▶ **Instruction**
Skip all pictures, then copy the lines from the start of the data through the line with "var hapticOffsets = [[12.5, 0], [11.5, 0], [9, -5]];", keeping both ends.

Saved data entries
================================

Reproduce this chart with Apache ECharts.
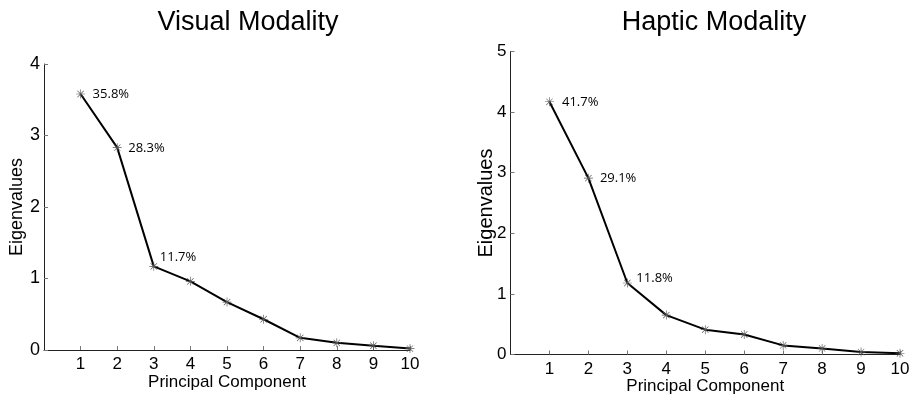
<!DOCTYPE html>
<html>
<head>
<meta charset="utf-8">
<script src="https://cdn.jsdelivr.net/npm/echarts@6/dist/echarts.min.js"></script>
<style>
html,body{margin:0;padding:0;background:#fff;}
#c{width:917px;height:403px;}
</style>
</head>
<body>
<div id="c"></div>
<script>
// ---- data ----
var components = [1, 2, 3, 4, 5, 6, 7, 8, 9, 10];
var visualEigen = [3.58, 2.83, 1.17, 0.96, 0.67, 0.43, 0.17, 0.10, 0.06, 0.02];
var hapticEigen = [4.17, 2.91, 1.18, 0.65, 0.41, 0.33, 0.15, 0.10, 0.04, 0.02];
var visualPct = ['35.8%', '28.3%', '11.7%'];
var hapticPct = ['41.7%', '29.1%', '11.8%'];
var titles = ['Visual Modality', 'Haptic Modality'];
var xName = 'Principal Component';
var yName = 'Eigenvalues';

// ---- style ----
var AX = 'Liberation Sans, Arial, sans-serif';
var SYM = 9;
var star = 'path://M9.3,0h1.4v20h-1.4z M0,9.3h20v1.4h-20z M2.4,3.4L3.4,2.4L17.6,16.6L16.6,17.6z M16.6,2.4L17.6,3.4L3.4,17.6L2.4,16.6z';
var visualOffsets = [[12, 0], [11, 1], [6, -9]];
var hapticOffsets = [[12.5, 0], [11.5, 0], [9, -5]];

function buildData(vals, pcts, offs) {
  return components.map(function (c, i) {
    var item = { value: [c, vals[i]] };
    if (i < pcts.length) {
      item.label = {
        show: true,
        formatter: pcts[i],
        position: [SYM / 2 + offs[i][0], SYM / 2 + offs[i][1]],
        align: 'left',
        verticalAlign: 'middle',
        fontFamily: 'Open Sans, Noto Sans, sans-serif',
        fontSize: 13,
        color: '#000'
      };
    }
    return item;
  });
}

function xAxisCfg(gi) {
  return {
    type: 'value', gridIndex: gi, min: 0, max: 10, interval: 1,
    name: xName, nameLocation: 'middle', nameGap: gi === 0 ? 24 : 23,
    nameMoveOverlap: false,
    nameTextStyle: { fontFamily: AX, fontSize: 17, color: '#000' },
    axisLine: { lineStyle: { color: '#222', width: 1 } },
    axisTick: { inside: true, length: 4, lineStyle: { color: '#777' } },
    axisLabel: { fontFamily: AX, fontSize: 17, color: '#000', margin: 6, showMinLabel: false },
    splitLine: { show: false }
  };
}
function yAxisCfg(gi, max, gap, labelSize) {
  return {
    type: 'value', gridIndex: gi, min: 0, max: max, interval: 1,
    name: yName, nameLocation: 'middle', nameGap: gap, nameRotate: 90,
    nameMoveOverlap: false,
    nameTextStyle: { fontFamily: AX, fontSize: gi === 0 ? 18 : 20, color: '#000' },
    axisLine: { show: true, lineStyle: { color: '#222', width: 1 } },
    axisTick: { show: true, inside: true, length: 4, lineStyle: { color: '#777' } },
    axisLabel: { fontFamily: AX, fontSize: labelSize, color: '#000', margin: 4 },
    splitLine: { show: false }
  };
}
function seriesCfg(gi, data) {
  return {
    type: 'line', xAxisIndex: gi, yAxisIndex: gi, data: data,
    symbol: star, symbolSize: SYM, showAllSymbol: true,
    lineStyle: { color: '#000', width: 2 },
    itemStyle: { color: '#555' },
    emphasis: { disabled: true },
    animation: false, z: 3
  };
}

var chart = echarts.init(document.getElementById('c'));
chart.setOption({
  backgroundColor: '#fff',
  animation: false,
  title: [
    { text: titles[0], left: 243, top: 4, textAlign: 'center',
      textStyle: { fontFamily: AX, fontSize: 27, fontWeight: 'normal', color: '#000' } },
    { text: titles[1], left: 709, top: 4, textAlign: 'center',
      textStyle: { fontFamily: AX, fontSize: 27, fontWeight: 'normal', color: '#000' } }
  ],
  grid: [
    { left: 44, top: 64, width: 366, height: 286 },
    { left: 510.5, top: 51.5, width: 389.5, height: 303 }
  ],
  xAxis: [xAxisCfg(0), xAxisCfg(1)],
  yAxis: [yAxisCfg(0, 4, 18, 18), yAxisCfg(1, 5, 14, 17)],
  series: [
    seriesCfg(0, buildData(visualEigen, visualPct, visualOffsets)),
    seriesCfg(1, buildData(hapticEigen, hapticPct, hapticOffsets))
  ]
});
</script>
</body>
</html>
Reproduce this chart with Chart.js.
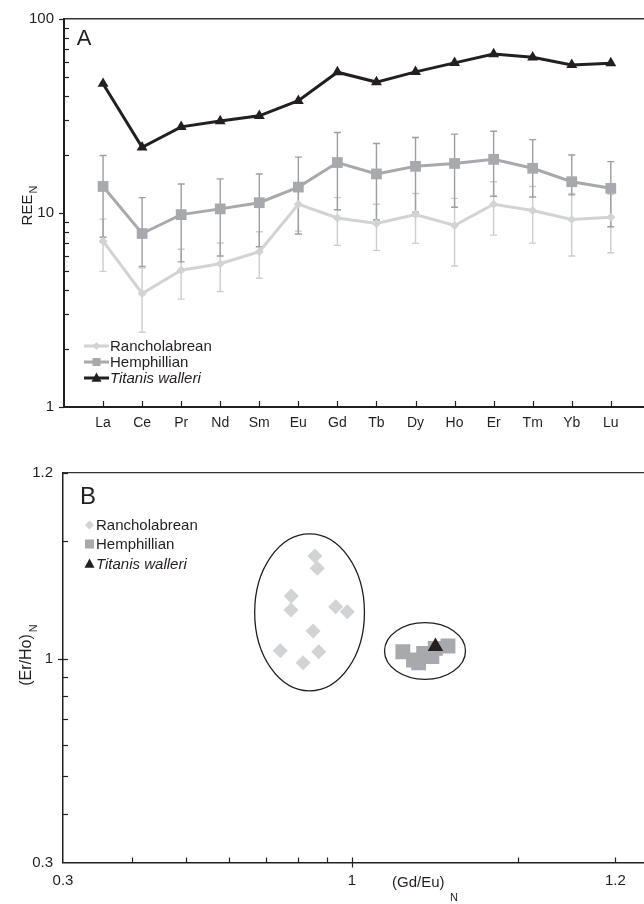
<!DOCTYPE html>
<html><head><meta charset="utf-8">
<script src="https://cdn.jsdelivr.net/npm/chart.js@4.4.1/dist/chart.umd.min.js"></script>
<style>
html,body{margin:0;padding:0;background:#fff;overflow:hidden;width:644px;height:904px}
#wa{position:absolute;left:0;top:0;width:644px;height:440px}
#wb{position:absolute;left:0;top:440px;width:644px;height:464px}
canvas{display:block}
</style></head><body>
<div id="wa"><canvas id="ca" width="644" height="440" style="width:644px;height:440px"></canvas></div>
<div id="wb"><canvas id="cb" width="644" height="464" style="width:644px;height:464px"></canvas></div>
<script>
// ---------- Panel A data ----------
const categories = ['La','Ce','Pr','Nd','Sm','Eu','Gd','Tb','Dy','Ho','Er','Tm','Yb','Lu'];
const titanis   = [46.4,21.8,27.8,29.8,31.7,37.9,53.2,47.3,53.4,59.4,66.0,63.5,58.0,59.2];
const hemph     = [13.7,7.84,9.81,10.5,11.3,13.6,18.2,15.9,17.4,18.0,18.9,17.0,14.5,13.4];
const hemphHigh = [19.8,12.0,14.1,15.0,15.9,19.4,26.0,22.8,24.5,25.5,26.4,23.9,19.9,18.4];
const hemphLow  = [7.5,5.3,5.6,6.0,6.7,7.8,10.4,9.2,10.1,10.7,12.2,12.1,12.4,8.5];
const ranch     = [7.16,3.85,5.07,5.48,6.31,11.1,9.43,8.83,9.81,8.62,11.1,10.3,9.25,9.5];
const ranchHigh = [9.3,5.2,6.5,7.0,8.0,14.0,12.0,11.1,12.6,11.9,14.5,13.7,12.6,12.5];
const ranchLow  = [5.0,2.43,3.6,3.94,4.61,8.06,6.81,6.42,6.97,5.33,7.69,6.99,6.0,6.24];
const aYTicks = [1,10,100];
const aYMinor = [2,3,4,5,6,7,8,9,20,30,40,50,60,70,80,90];

// ---------- Panel B data ----------
const ranchGdEu = [0.857,0.866,0.777,0.776,0.935,0.981,0.851,0.742,0.871,0.816];
const ranchErHo = [1.834,1.706,1.448,1.333,1.359,1.320,1.178,1.048,1.042,0.976];
const hemphGdEu = [1.237,1.293,1.349,1.321,1.396,1.416,1.493];
const hemphErHo = [1.042,0.992,1.032,0.976,1.012,1.063,1.078];
const titanisGdEu = [1.417];
const titanisErHo = [1.075];
const bTickValues = [0.3,1,3];
const bTickLabels = ['0.3','1','1.2'];
const bMinor = [0.4,0.5,0.6,0.7,0.8,0.9,2];
const ellipseXMin = [0.667,1.146];
const ellipseXMax = [1.054,1.606];
const ellipseYMin = [0.827,0.885];
const ellipseYMax = [2.089,1.237];

const FONT = '"Liberation Sans", Arial, Helvetica, sans-serif';
const INK = '#231f20';
const C_RANCH = '#d1d3d4';
const C_HEMPH = '#a7a9ac';
const C_RANCH_BAR = '#cbcdcf';
const C_HEMPH_BAR = '#9c9ea1';

function shape(ctx, kind, x, y, s, color){
  ctx.save(); ctx.fillStyle=color; ctx.beginPath();
  if(kind==='diamond'){ ctx.moveTo(x,y-s); ctx.lineTo(x+s,y); ctx.lineTo(x,y+s); ctx.lineTo(x-s,y); }
  else if(kind==='square'){ ctx.rect(x-s,y-s,2*s,2*s); }
  else { ctx.moveTo(x,y-s*1.1); ctx.lineTo(x+s,y+s*0.75); ctx.lineTo(x-s,y+s*0.75); }
  ctx.closePath(); ctx.fill(); ctx.restore();
}

function tickMarks(specs){
  return { id:'tickMarks', afterDraw(chart){
    const ctx=chart.ctx, a=chart.chartArea;
    ctx.save(); ctx.strokeStyle=INK; ctx.lineWidth=1.2;
    specs.forEach(s=>{
      const sc=chart.scales[s.scale];
      s.values.forEach(v=>{
        const p=Math.round(sc.getPixelForValue(v))+0.5;
        ctx.beginPath();
        if(s.scale==='y'){ ctx.moveTo(a.left - s.out, p); ctx.lineTo(a.left + s.in, p); }
        else { ctx.moveTo(p, a.bottom + s.out); ctx.lineTo(p, a.bottom - s.in); }
        ctx.stroke();
      });
    });
    ctx.restore();
  }};
}

const errorBars = { id:'errorBars', beforeDatasetsDraw(chart){
  const ctx=chart.ctx, xs=chart.scales.x, ys=chart.scales.y;
  const sets=[{lo:ranchLow,hi:ranchHigh,color:C_RANCH_BAR},{lo:hemphLow,hi:hemphHigh,color:C_HEMPH_BAR}];
  ctx.save(); ctx.lineWidth=1.4;
  sets.forEach(s=>{
    ctx.strokeStyle=s.color;
    categories.forEach((c,i)=>{
      const x=xs.getPixelForValue(i), y1=ys.getPixelForValue(s.lo[i]), y2=ys.getPixelForValue(s.hi[i]);
      ctx.beginPath();
      ctx.moveTo(x,y1); ctx.lineTo(x,y2);
      ctx.moveTo(x-3.5,y1); ctx.lineTo(x+3.5,y1);
      ctx.moveTo(x-3.5,y2); ctx.lineTo(x+3.5,y2);
      ctx.stroke();
    });
  });
  ctx.restore();
}};

const decorA = { id:'decorA', afterDraw(chart){
  const ctx=chart.ctx;
  ctx.save();
  ctx.fillStyle=INK; ctx.textAlign='center'; ctx.textBaseline='middle';
  ctx.font='22px '+FONT; ctx.fillText('A',84,39);
  const rows=[
    {label:'Rancholabrean',color:C_RANCH,kind:'diamond',s:4,y:346,italic:false},
    {label:'Hemphillian',color:C_HEMPH,kind:'square',s:4,y:362,italic:false},
    {label:'Titanis walleri',color:INK,kind:'triangle',s:5,y:378,italic:true}];
  rows.forEach(r=>{
    ctx.strokeStyle=r.color; ctx.lineWidth=3;
    ctx.beginPath(); ctx.moveTo(84,r.y); ctx.lineTo(109,r.y); ctx.stroke();
    shape(ctx,r.kind,96.5,r.y,r.s,r.color);
    ctx.fillStyle=INK; ctx.textAlign='left'; ctx.textBaseline='middle';
    ctx.font=(r.italic?'italic ':'')+'15px '+FONT;
    ctx.fillText(r.label,110,r.y+1);
  });
  ctx.translate(27,206); ctx.rotate(-Math.PI/2);
  ctx.font='15px '+FONT; ctx.textAlign='left'; ctx.textBaseline='alphabetic';
  const w=ctx.measureText('REE').width;
  ctx.fillText('REE',-w/2-4,5);
  ctx.font='11px '+FONT; ctx.fillText('N',w/2-3,10);
  ctx.restore();
}};

const decorB = { id:'decorB', beforeDatasetsDraw(chart){
  const ctx=chart.ctx, xs=chart.scales.x, ys=chart.scales.y;
  ctx.save(); ctx.strokeStyle=INK; ctx.lineWidth=1.3;
  ellipseXMin.forEach((v,i)=>{
    const x1=xs.getPixelForValue(ellipseXMin[i]), x2=xs.getPixelForValue(ellipseXMax[i]);
    const y1=ys.getPixelForValue(ellipseYMax[i]), y2=ys.getPixelForValue(ellipseYMin[i]);
    ctx.beginPath(); ctx.ellipse((x1+x2)/2,(y1+y2)/2,(x2-x1)/2,(y2-y1)/2,0,0,Math.PI*2); ctx.stroke();
  });
  ctx.restore();
}, afterDraw(chart){
  const ctx=chart.ctx;
  ctx.save();
  ctx.fillStyle=INK; ctx.textAlign='center'; ctx.textBaseline='middle';
  ctx.font='24px '+FONT; ctx.fillText('B',88,57);
  const rows=[
    {label:'Rancholabrean',color:C_RANCH,kind:'diamond',s:4.5,y:85,italic:false},
    {label:'Hemphillian',color:C_HEMPH,kind:'square',s:4.5,y:104,italic:false},
    {label:'Titanis walleri',color:INK,kind:'triangle',s:5,y:124,italic:true}];
  rows.forEach(r=>{
    shape(ctx,r.kind,89.5,r.y,r.s,r.color);
    ctx.fillStyle=INK; ctx.textAlign='left'; ctx.textBaseline='middle';
    ctx.font=(r.italic?'italic ':'')+'15px '+FONT;
    ctx.fillText(r.label,96,r.y+1);
  });
  ctx.textBaseline='alphabetic';
  ctx.font='15px '+FONT; ctx.fillText('(Gd/Eu)',392,447);
  ctx.font='11px '+FONT; ctx.fillText('N',450,461);
  ctx.restore();
  ctx.save();
  ctx.fillStyle=INK;
  ctx.translate(26,216); ctx.rotate(-Math.PI/2);
  ctx.font='16px '+FONT; ctx.textAlign='left'; ctx.textBaseline='alphabetic';
  const w=ctx.measureText('(Er/Ho)').width;
  ctx.fillText('(Er/Ho)',-w/2-4,5);
  ctx.font='11px '+FONT; ctx.fillText('N',w/2-2,11);
  ctx.restore();
}};

const pointsA = arr => arr.map((v,i)=>({x:i,y:v}));

new Chart(document.getElementById('ca'), {
  type:'line',
  data:{ datasets:[
    {label:'Titanis walleri', data:pointsA(titanis), borderColor:INK, backgroundColor:INK, borderWidth:3,
     pointStyle:'triangle', pointRadius:6.3, pointBorderWidth:0, tension:0},
    {label:'Hemphillian', data:pointsA(hemph), borderColor:C_HEMPH, backgroundColor:C_HEMPH, borderWidth:3,
     pointStyle:'rect', pointRadius:7.6, pointBorderWidth:0, tension:0},
    {label:'Rancholabrean', data:pointsA(ranch), borderColor:C_RANCH, backgroundColor:C_RANCH, borderWidth:3,
     pointStyle:'rectRot', pointRadius:4.5, pointBorderWidth:0, tension:0}
  ]},
  options:{
    responsive:false, animation:false, devicePixelRatio:1,
    layout:{autoPadding:false, padding:{top:16,right:0,left:0,bottom:0}},
    plugins:{legend:{display:false}, tooltip:{enabled:false}},
    scales:{
      x:{type:'linear', position:'bottom', min:-1, max:13.85,
        afterBuildTicks:s=>{ s.ticks = categories.map((c,i)=>({value:i})); },
        ticks:{callback:v=>categories[v], font:{size:14,family:FONT}, color:INK, padding:8, autoSkip:false, maxRotation:0},
        grid:{display:false, drawTicks:false}, border:{display:true,color:INK,width:2},
        afterFit:s=>{ s.height=33; }},
      xTop:{type:'linear', position:'top', min:-1, max:13.85,
        ticks:{display:false}, grid:{display:false, drawTicks:false}, border:{display:true,color:'#333333',width:1.5},
        afterFit:s=>{ s.height=0; }},
      y:{type:'logarithmic', position:'left', min:1, max:100,
        afterBuildTicks:s=>{ s.ticks = aYTicks.map(v=>({value:v})); },
        ticks:{callback:v=>String(v), font:{size:15,family:FONT}, color:INK, padding:10},
        grid:{display:false, drawTicks:false}, border:{display:true,color:INK,width:2},
        afterFit:s=>{ s.width=64; }}
    }
  },
  plugins:[errorBars, tickMarks([
    {scale:'y', values:aYTicks, out:5, in:0},
    {scale:'y', values:aYMinor, out:0, in:5},
    {scale:'x', values:categories.map((c,i)=>i), out:0, in:6}
  ]), decorA]
});

const pts = (xs,ys)=>xs.map((v,i)=>({x:v,y:ys[i]}));

new Chart(document.getElementById('cb'), {
  type:'scatter',
  data:{ datasets:[
    {label:'Titanis walleri', data:pts(titanisGdEu,titanisErHo), backgroundColor:INK, pointStyle:'triangle', pointRadius:9, pointBorderWidth:0},
    {label:'Hemphillian', data:pts(hemphGdEu,hemphErHo), backgroundColor:C_HEMPH, pointStyle:'rect', pointRadius:10.5, pointBorderWidth:0},
    {label:'Rancholabrean', data:pts(ranchGdEu,ranchErHo), backgroundColor:C_RANCH, pointStyle:'rectRot', pointRadius:7.5, pointBorderWidth:0}
  ]},
  options:{
    responsive:false, animation:false, devicePixelRatio:1,
    layout:{autoPadding:false, padding:{top:32.7,right:0,left:0,bottom:0}},
    plugins:{legend:{display:false}, tooltip:{enabled:false}},
    scales:{
      x:{type:'logarithmic', position:'bottom', min:0.3, max:3.38,
        afterBuildTicks:s=>{ s.ticks = bTickValues.map(v=>({value:v})); },
        ticks:{callback:(v)=>bTickLabels[bTickValues.indexOf(v)], font:{size:15,family:FONT}, color:INK, padding:9, autoSkip:false, maxRotation:0},
        grid:{display:false, drawTicks:false}, border:{display:true,color:INK,width:1.5},
        afterFit:s=>{ s.height=41.5; }},
      xTop:{type:'logarithmic', position:'top', min:0.3, max:3.38,
        ticks:{display:false}, grid:{display:false, drawTicks:false}, border:{display:true,color:'#333333',width:1.3},
        afterFit:s=>{ s.height=0; }},
      y:{type:'logarithmic', position:'left', min:0.3, max:3,
        afterBuildTicks:s=>{ s.ticks = bTickValues.map(v=>({value:v})); },
        ticks:{callback:(v)=>bTickLabels[bTickValues.indexOf(v)], font:{size:15,family:FONT}, color:INK, padding:10},
        grid:{display:false, drawTicks:false}, border:{display:true,color:INK,width:1.5},
        afterFit:s=>{ s.width=63; }}
    }
  },
  plugins:[decorB, tickMarks([
    {scale:'y', values:[3], out:0, in:5},
    {scale:'y', values:[1], out:5, in:5},
    {scale:'y', values:bMinor, out:0, in:5},
    {scale:'x', values:[3], out:0, in:5},
    {scale:'x', values:[1], out:5, in:5},
    {scale:'x', values:bMinor, out:0, in:5}
  ])]
});
</script>
</body></html>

================================

▶ **Reply**
Reproduce this chart with Apache ECharts.
<!DOCTYPE html>
<html>
<head>
<meta charset="utf-8">
<script src="https://cdn.jsdelivr.net/npm/echarts@6/dist/echarts.min.js"></script>
<style>
html,body{margin:0;padding:0;background:#fff;}
#c{width:917px;height:403px;}
</style>
</head>
<body>
<div id="c"></div>
<script>
// ---- data ----
var components = [1, 2, 3, 4, 5, 6, 7, 8, 9, 10];
var visualEigen = [3.58, 2.83, 1.17, 0.96, 0.67, 0.43, 0.17, 0.10, 0.06, 0.02];
var hapticEigen = [4.17, 2.91, 1.18, 0.65, 0.41, 0.33, 0.15, 0.10, 0.04, 0.02];
var visualPct = ['35.8%', '28.3%', '11.7%'];
var hapticPct = ['41.7%', '29.1%', '11.8%'];
var titles = ['Visual Modality', 'Haptic Modality'];
var xName = 'Principal Component';
var yName = 'Eigenvalues';

// ---- style ----
var AX = 'Liberation Sans, Arial, sans-serif';
var SYM = 9;
var star = 'path://M9.3,0h1.4v20h-1.4z M0,9.3h20v1.4h-20z M2.4,3.4L3.4,2.4L17.6,16.6L16.6,17.6z M16.6,2.4L17.6,3.4L3.4,17.6L2.4,16.6z';
var visualOffsets = [[12, 0], [11, 1], [6, -9]];
var hapticOffsets = [[12.5, 0], [11.5, 0], [9, -5]];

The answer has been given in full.